Copy nothing but the text: reproduce each line of the listing exactly and leave the pictures out.
[start SUPPLIED MATERIAL]
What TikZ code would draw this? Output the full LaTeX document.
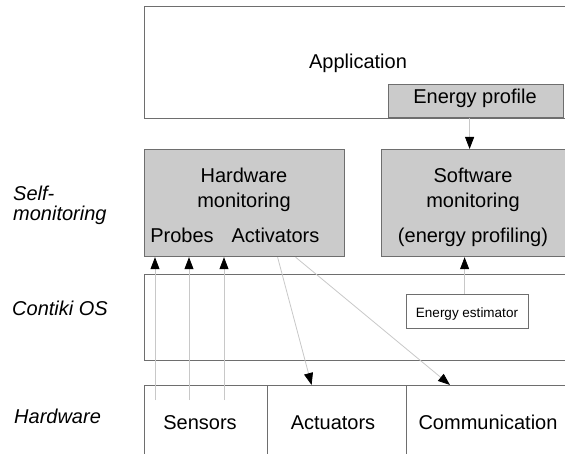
\documentclass[tikz,border=0pt]{standalone}
\usepackage{fontspec}
\setmainfont{Liberation Sans}
\usetikzlibrary{arrows.meta,calc}
\definecolor{boxline}{HTML}{6E6E6E}
\definecolor{boxfill}{HTML}{CBCBCB}
\definecolor{connline}{HTML}{C8C8C8}
\begin{document}
\begin{tikzpicture}[x=1pt,y=-1pt,
  box/.style={draw=boxline,line width=1.2pt,inner sep=0pt,anchor=north west},
  gbox/.style={box,fill=boxfill},
  txt/.style={inner sep=0pt,font=\fontsize{20}{24}\selectfont,anchor=mid},
  lbl/.style={inner sep=0pt,font=\fontsize{20}{24}\selectfont\itshape,anchor=mid west},
  conn/.style={draw=connline,line width=0.8pt,-{Triangle[length=12pt,width=9pt,color=black]}}]
\useasboundingbox (0,0) rectangle (565,454);
\clip (0,0) rectangle (565,454);
% boxes
\node[box,minimum width=460pt,minimum height=112pt] (app) at (144,6) {};
\node[gbox,minimum width=175pt,minimum height=33pt] (ep) at (388,84) {};
\node[gbox,minimum width=200pt,minimum height=107pt] (hw) at (144,149) {};
\node[gbox,minimum width=220pt,minimum height=107pt] (sw) at (381,149) {};
\node[box,minimum width=460pt,minimum height=86pt] (os) at (144,274) {};
\node[box,minimum width=122pt,minimum height=34pt] (ee) at (406,294) {};
\node[box,minimum width=123pt,minimum height=90pt] (sens) at (144,385) {};
\node[box,minimum width=139pt,minimum height=90pt] (act) at (267,385) {};
\node[box,minimum width=200pt,minimum height=90pt] (comm) at (406,385) {};
% texts
\node[txt] (tapp) at (358,66) {Application};
\node[txt] (tep) at (475,101) {Energy profile};
\node[txt] (thw1) at (244,180) {Hardware};
\node[txt] (thw2) at (244,205) {monitoring};
\node[txt] (tpr) at (182,239.5) {Probes};
\node[txt] (tac) at (275.5,239.5) {Activators};
\node[txt] (tsw1) at (473,180) {Software};
\node[txt] (tsw2) at (473,205) {monitoring};
\node[txt] (tsw3) at (473,239.5) {(energy profiling)};
\node[txt,font=\fontsize{13.5}{15}\selectfont] (tee) at (467,315) {Energy estimator};
\node[txt] (tsens) at (200,427) {Sensors};
\node[txt] (tact) at (333,427) {Actuators};
\node[txt] (tcomm) at (488,427) {Communication};
% layer labels
\node[lbl] (l1) at (13,198) {Self-};
\node[lbl] (l2) at (13,218) {monitoring};
\node[lbl] (l3) at (12,313) {Contiki OS};
\node[lbl] (l4) at (14,421) {Hardware};
% connectors
\coordinate (p1) at (155,400);
\coordinate (p2) at (189,400);
\coordinate (p3) at (224,400);
\draw[conn] (p1) -- (p1 |- hw.south);
\draw[conn] (p2) -- (p2 |- hw.south);
\draw[conn] (p3) -- (p3 |- hw.south);
\draw[conn] ([xshift=-6.5pt]ep.south) -- ([xshift=-6.5pt]ep.south |- sw.north);
\draw[conn] ([xshift=-3pt]ee.north) -- ([xshift=-3pt]ee.north |- sw.south);
\draw[conn] ([xshift=33pt]hw.south) -- ([xshift=-25.5pt]act.north);
\draw[conn] ([xshift=51pt]hw.south) -- ([xshift=44pt]comm.north west);
\end{tikzpicture}
\end{document}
[end SUPPLIED MATERIAL]
**THE OUTPUT:**
What TikZ code would draw this? Output the full LaTeX document.
\documentclass[tikz,border=0pt]{standalone}
\usepackage{fontspec}
\setmainfont{Liberation Sans}
\usetikzlibrary{arrows.meta,calc}
\definecolor{boxline}{HTML}{6E6E6E}
\definecolor{boxfill}{HTML}{CBCBCB}
\definecolor{connline}{HTML}{C8C8C8}
\begin{document}
\begin{tikzpicture}[x=1pt,y=-1pt,
  box/.style={draw=boxline,line width=1.2pt,inner sep=0pt,anchor=north west},
  gbox/.style={box,fill=boxfill},
  txt/.style={inner sep=0pt,font=\fontsize{20}{24}\selectfont,anchor=mid},
  lbl/.style={inner sep=0pt,font=\fontsize{20}{24}\selectfont\itshape,anchor=mid west},
  conn/.style={draw=connline,line width=0.8pt,-{Triangle[length=12pt,width=9pt,color=black]}}]
\useasboundingbox (0,0) rectangle (565,454);
\clip (0,0) rectangle (565,454);
% boxes
\node[box,minimum width=460pt,minimum height=112pt] (app) at (144,6) {};
\node[gbox,minimum width=175pt,minimum height=33pt] (ep) at (388,84) {};
\node[gbox,minimum width=200pt,minimum height=107pt] (hw) at (144,149) {};
\node[gbox,minimum width=220pt,minimum height=107pt] (sw) at (381,149) {};
\node[box,minimum width=460pt,minimum height=86pt] (os) at (144,274) {};
\node[box,minimum width=122pt,minimum height=34pt] (ee) at (406,294) {};
\node[box,minimum width=123pt,minimum height=90pt] (sens) at (144,385) {};
\node[box,minimum width=139pt,minimum height=90pt] (act) at (267,385) {};
\node[box,minimum width=200pt,minimum height=90pt] (comm) at (406,385) {};
% texts
\node[txt] (tapp) at (358,66) {Application};
\node[txt] (tep) at (475,101) {Energy profile};
\node[txt] (thw1) at (244,180) {Hardware};
\node[txt] (thw2) at (244,205) {monitoring};
\node[txt] (tpr) at (182,239.5) {Probes};
\node[txt] (tac) at (275.5,239.5) {Activators};
\node[txt] (tsw1) at (473,180) {Software};
\node[txt] (tsw2) at (473,205) {monitoring};
\node[txt] (tsw3) at (473,239.5) {(energy profiling)};
\node[txt,font=\fontsize{13.5}{15}\selectfont] (tee) at (467,315) {Energy estimator};
\node[txt] (tsens) at (200,427) {Sensors};
\node[txt] (tact) at (333,427) {Actuators};
\node[txt] (tcomm) at (488,427) {Communication};
% layer labels
\node[lbl] (l1) at (13,198) {Self-};
\node[lbl] (l2) at (13,218) {monitoring};
\node[lbl] (l3) at (12,313) {Contiki OS};
\node[lbl] (l4) at (14,421) {Hardware};
% connectors
\coordinate (p1) at (155,400);
\coordinate (p2) at (189,400);
\coordinate (p3) at (224,400);
\draw[conn] (p1) -- (p1 |- hw.south);
\draw[conn] (p2) -- (p2 |- hw.south);
\draw[conn] (p3) -- (p3 |- hw.south);
\draw[conn] ([xshift=-6.5pt]ep.south) -- ([xshift=-6.5pt]ep.south |- sw.north);
\draw[conn] ([xshift=-3pt]ee.north) -- ([xshift=-3pt]ee.north |- sw.south);
\draw[conn] ([xshift=33pt]hw.south) -- ([xshift=-25.5pt]act.north);
\draw[conn] ([xshift=51pt]hw.south) -- ([xshift=44pt]comm.north west);
\end{tikzpicture}
\end{document}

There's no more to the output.